# Entries shown

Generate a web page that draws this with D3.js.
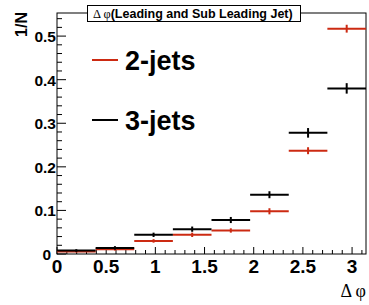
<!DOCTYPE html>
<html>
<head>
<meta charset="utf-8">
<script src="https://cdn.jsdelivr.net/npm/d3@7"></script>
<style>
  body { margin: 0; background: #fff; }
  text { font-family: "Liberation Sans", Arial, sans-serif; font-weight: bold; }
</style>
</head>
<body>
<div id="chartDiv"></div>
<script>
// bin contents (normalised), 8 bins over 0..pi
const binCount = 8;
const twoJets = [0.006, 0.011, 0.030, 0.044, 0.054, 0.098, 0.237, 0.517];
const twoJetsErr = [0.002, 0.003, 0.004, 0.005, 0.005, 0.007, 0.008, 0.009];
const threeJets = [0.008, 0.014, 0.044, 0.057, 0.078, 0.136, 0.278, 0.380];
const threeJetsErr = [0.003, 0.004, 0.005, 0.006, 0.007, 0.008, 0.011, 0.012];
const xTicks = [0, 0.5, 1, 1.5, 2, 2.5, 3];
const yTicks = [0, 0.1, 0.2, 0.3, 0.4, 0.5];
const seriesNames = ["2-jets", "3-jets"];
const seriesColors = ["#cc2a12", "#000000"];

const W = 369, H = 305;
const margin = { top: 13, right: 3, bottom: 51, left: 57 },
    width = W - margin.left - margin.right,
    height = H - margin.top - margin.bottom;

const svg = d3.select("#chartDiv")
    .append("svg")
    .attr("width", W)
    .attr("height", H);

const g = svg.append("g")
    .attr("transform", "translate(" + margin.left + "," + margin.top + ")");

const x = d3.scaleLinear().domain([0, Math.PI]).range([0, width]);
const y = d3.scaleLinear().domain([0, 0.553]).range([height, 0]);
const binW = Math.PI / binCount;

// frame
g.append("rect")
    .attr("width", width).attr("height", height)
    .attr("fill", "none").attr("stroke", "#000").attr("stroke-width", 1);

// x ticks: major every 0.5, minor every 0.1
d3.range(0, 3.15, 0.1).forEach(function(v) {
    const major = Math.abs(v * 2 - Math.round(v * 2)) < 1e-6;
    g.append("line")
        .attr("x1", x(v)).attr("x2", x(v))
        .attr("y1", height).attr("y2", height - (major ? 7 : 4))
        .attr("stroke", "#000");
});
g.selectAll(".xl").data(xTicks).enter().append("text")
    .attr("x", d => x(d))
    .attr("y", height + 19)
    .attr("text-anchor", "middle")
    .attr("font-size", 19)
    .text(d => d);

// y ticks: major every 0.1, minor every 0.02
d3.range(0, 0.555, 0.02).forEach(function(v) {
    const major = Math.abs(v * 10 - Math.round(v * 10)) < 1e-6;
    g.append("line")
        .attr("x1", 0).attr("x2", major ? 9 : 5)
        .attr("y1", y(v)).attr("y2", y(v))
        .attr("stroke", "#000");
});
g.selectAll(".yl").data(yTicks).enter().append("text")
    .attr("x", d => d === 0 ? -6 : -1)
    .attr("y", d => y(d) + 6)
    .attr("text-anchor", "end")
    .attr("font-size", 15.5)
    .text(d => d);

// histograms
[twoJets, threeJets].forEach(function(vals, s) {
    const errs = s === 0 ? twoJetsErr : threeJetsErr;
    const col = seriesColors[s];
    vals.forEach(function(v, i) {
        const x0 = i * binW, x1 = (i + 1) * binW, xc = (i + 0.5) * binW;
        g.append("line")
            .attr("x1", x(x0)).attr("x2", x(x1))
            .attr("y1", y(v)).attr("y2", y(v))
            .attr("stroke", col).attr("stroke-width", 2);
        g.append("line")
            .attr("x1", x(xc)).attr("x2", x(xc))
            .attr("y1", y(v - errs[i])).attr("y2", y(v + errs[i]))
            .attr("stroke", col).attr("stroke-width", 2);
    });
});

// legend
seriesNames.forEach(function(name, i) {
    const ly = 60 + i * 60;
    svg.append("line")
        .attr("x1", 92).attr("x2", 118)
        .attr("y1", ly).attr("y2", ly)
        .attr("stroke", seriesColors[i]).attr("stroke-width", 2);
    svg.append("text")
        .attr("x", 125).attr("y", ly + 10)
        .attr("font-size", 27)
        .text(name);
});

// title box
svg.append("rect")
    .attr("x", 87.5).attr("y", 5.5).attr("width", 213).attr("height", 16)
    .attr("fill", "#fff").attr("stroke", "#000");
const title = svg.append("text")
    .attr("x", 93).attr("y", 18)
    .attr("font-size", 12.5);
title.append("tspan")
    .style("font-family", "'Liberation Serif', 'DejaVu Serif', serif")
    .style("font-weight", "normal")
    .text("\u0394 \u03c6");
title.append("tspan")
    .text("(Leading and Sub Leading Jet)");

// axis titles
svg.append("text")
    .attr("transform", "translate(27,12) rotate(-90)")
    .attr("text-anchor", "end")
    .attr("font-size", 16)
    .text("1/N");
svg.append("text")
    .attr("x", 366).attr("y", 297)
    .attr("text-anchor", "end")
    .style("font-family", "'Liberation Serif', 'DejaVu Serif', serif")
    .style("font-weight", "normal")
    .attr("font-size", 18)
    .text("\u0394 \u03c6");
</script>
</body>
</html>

==

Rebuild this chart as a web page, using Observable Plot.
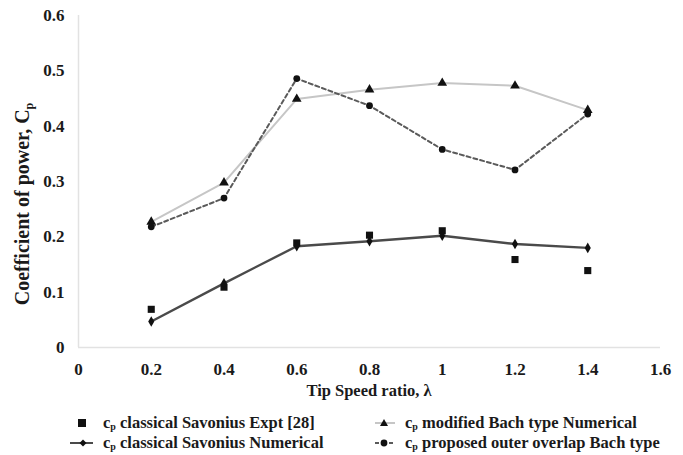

...

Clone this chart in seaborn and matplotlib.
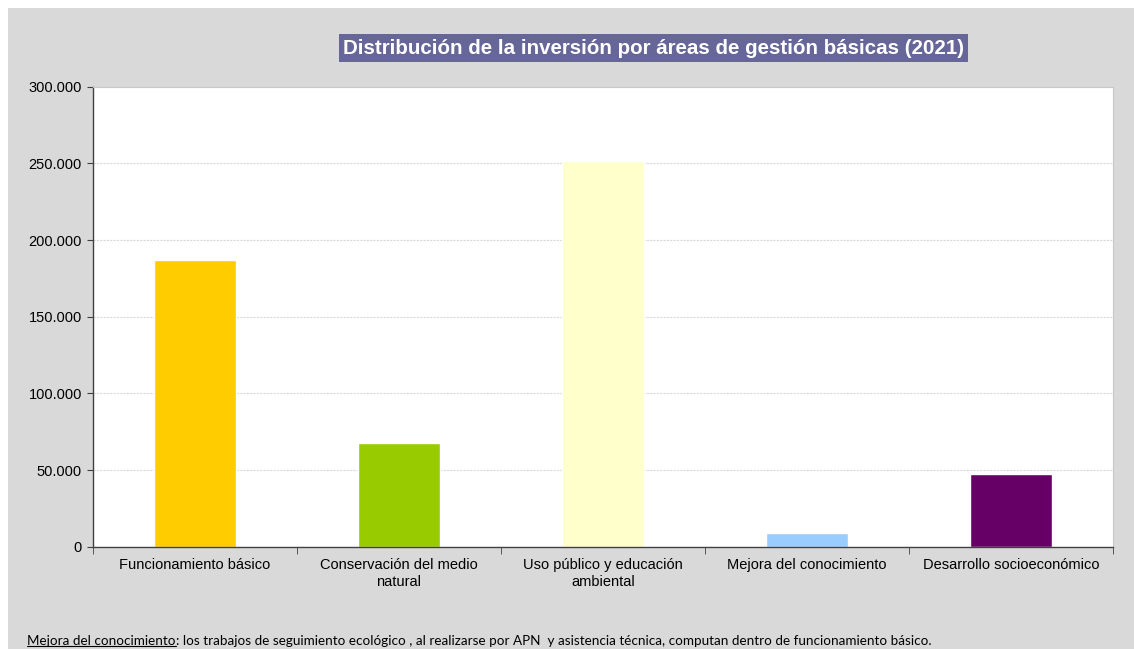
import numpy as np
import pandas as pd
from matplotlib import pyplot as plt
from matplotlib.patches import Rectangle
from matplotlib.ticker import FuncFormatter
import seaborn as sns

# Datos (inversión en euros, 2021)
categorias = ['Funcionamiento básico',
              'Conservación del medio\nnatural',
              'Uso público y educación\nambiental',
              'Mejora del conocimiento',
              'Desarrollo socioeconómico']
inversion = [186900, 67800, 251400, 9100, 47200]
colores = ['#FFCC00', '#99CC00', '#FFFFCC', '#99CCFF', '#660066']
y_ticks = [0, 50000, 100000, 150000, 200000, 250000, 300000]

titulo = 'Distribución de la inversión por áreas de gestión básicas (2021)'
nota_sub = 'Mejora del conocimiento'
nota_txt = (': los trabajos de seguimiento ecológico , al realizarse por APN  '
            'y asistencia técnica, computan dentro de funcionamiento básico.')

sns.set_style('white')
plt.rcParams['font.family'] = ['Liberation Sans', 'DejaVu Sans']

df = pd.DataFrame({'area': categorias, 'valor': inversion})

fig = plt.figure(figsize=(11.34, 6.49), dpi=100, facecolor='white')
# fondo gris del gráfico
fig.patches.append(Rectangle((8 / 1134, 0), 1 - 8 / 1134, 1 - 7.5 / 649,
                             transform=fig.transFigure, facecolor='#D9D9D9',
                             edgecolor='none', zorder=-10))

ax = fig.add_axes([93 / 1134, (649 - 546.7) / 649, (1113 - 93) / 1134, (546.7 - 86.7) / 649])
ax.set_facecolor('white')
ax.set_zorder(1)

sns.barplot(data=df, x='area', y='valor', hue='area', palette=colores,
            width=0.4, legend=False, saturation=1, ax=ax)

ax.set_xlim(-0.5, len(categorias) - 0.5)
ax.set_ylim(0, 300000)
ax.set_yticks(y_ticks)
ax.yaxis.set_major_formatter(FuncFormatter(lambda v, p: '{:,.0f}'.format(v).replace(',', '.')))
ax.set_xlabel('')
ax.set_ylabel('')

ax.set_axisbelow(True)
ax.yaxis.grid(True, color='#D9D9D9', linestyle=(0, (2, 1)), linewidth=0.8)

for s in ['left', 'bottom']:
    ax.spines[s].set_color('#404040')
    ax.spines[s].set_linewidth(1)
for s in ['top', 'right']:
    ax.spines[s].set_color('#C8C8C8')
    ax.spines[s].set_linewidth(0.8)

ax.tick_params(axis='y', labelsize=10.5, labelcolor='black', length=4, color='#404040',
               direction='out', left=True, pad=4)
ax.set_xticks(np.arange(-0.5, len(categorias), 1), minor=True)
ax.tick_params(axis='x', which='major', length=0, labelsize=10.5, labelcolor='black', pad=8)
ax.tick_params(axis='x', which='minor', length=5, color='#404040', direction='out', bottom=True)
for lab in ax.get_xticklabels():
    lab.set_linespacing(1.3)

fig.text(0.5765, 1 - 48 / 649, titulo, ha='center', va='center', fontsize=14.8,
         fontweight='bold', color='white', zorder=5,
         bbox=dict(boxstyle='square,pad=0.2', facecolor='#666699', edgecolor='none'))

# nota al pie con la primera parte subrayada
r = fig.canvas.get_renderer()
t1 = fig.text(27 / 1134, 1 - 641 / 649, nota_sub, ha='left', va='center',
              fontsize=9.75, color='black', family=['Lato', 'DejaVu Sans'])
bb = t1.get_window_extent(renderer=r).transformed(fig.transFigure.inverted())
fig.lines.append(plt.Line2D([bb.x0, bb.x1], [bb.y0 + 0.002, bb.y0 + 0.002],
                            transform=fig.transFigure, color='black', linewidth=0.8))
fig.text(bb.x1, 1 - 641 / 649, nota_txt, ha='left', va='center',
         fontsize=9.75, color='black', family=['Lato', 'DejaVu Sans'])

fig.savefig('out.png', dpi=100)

# What to produce
Tally the lines of the data that contain the string "page" and report the total alone.

# Answer for the task
2